Financial Future Unveiled: Visa's AI Infrastructure Powers Asia Pacific Commerce

Published 1 month ago3 minute read
Uche Emeka
Uche Emeka
Financial Future Unveiled: Visa's AI Infrastructure Powers Asia Pacific Commerce

Visa has unveiled its Intelligent Commerce platform for Asia Pacific, tackling a growing challenge where merchant websites are overwhelmed by AI agents, making it difficult to differentiate legitimate shoppers from malicious bots. With AI-driven traffic to retail sites surging by 4,700% in a single year, Visa’s regional pilots, set for early 2026, aim to equip businesses with the infrastructure necessary for a future dominated by AI-managed shopping and transactions.

The decision to pilot these agentic commerce capabilities in Asia Pacific reflects the region’s leadership in mobile payments adoption and digital-first consumer habits. This initiative represents a fundamental architectural shift, establishing payment systems capable of handling machine-initiated transactions at speeds and volumes far beyond human capabilities. T.R. Ramachandran, Visa’s head of products and solutions for Asia Pacific, emphasized that "Agentic commerce is transforming the very fabric of online payment transactions, requiring a unified ecosystem to unlock its full potential."

Visa Intelligent Commerce, underpinned by the Trusted Agent Protocol, connects consumers, AI agents, and merchants through secure, scalable solutions. Although 85% of consumers report enhanced experiences using AI for shopping, this excitement highlights the urgent need for merchants to reliably distinguish between legitimate AI purchases and sophisticated bots engaged in fraud or data scraping.

The technical foundation includes integrated APIs covering tokenization, authentication, payment instructions, and transaction signals, forming a new protocol layer for AI commerce.

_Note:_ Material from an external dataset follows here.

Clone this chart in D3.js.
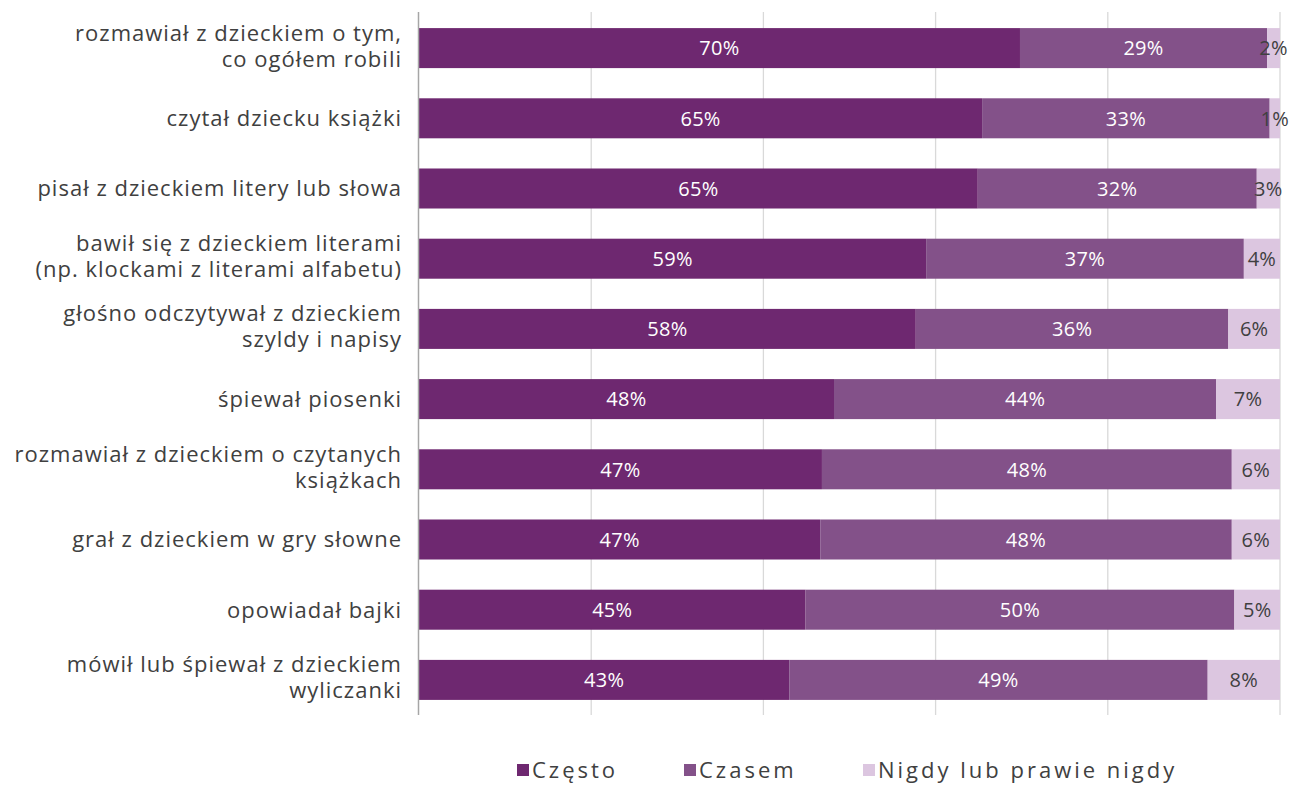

Central to this is the Trusted Agent Protocol, which uses agent-specific cryptographic signatures to verify AI assistants’ legitimate commerce intent and consumer authorization. This layer addresses gaps in traditional payment security systems, which are designed primarily to detect suspicious human behavior.

Visa’s approach emphasizes consumer visibility, ensuring merchants can identify the actual buyer even when AI intermediates transactions, preserving essential data for marketing, loyalty programs, and personalization. The platform is designed as an open, low-code framework, easing integration and fostering interoperability across the expanding ecosystem of AI platforms, payment processors, and commerce applications throughout Asia Pacific.

Collaboration is central to Visa’s strategy. Partnerships with Ant International, LG Uplus, Microsoft, Perplexity, Stripe, and Tencent allow AI agents to authenticate across platforms, securely access payment credentials, and execute multi-service transactions within a single consumer intent. For example, an AI assistant planning a weekend trip could research flights, make hotel bookings, and complete payments while maintaining secure authentication through Visa’s network.

The pilot timeline for early 2026 aligns with evolving regulations across Asia Pacific, anticipating national approaches to AI agent authorization, consumer protection in automated transactions, and cross-border commerce. The insights gained from this deployment are expected to shape global standards for AI-driven retail.

AI-mediated transactions are reshaping online retail assumptions. Traditional consumer journeys, marked by browsing and clicking, are giving way to conversational instructions to AI assistants. Merchants must adapt strategies to cater to AI evaluation patterns, algorithmic comparisons, and agent-driven sales flows. Early integration offers a competitive edge in maintaining customer relationships and refining fraud detection, while delays risk operational disadvantages.

Visa showcased Intelligent Commerce at the Singapore Fintech Festival, highlighting integration requirements. With 4.8 billion Visa credentials potentially accessible to AI agents globally, the Asia Pacific pilot is poised to define the future of agentic commerce. Companies are now auditing payment infrastructures, recalibrating security systems, and rethinking customer experience to accommodate AI-mediated interactions.

Visa’s AI commerce infrastructure is more than a payment method; it represents a foundational shift in digital transactions. As Asia Pacific serves as the proving ground for this transformative technology, insights gained will guide the global adoption of AI-driven commerce and redefine the way consumers, businesses, and AI agents interact.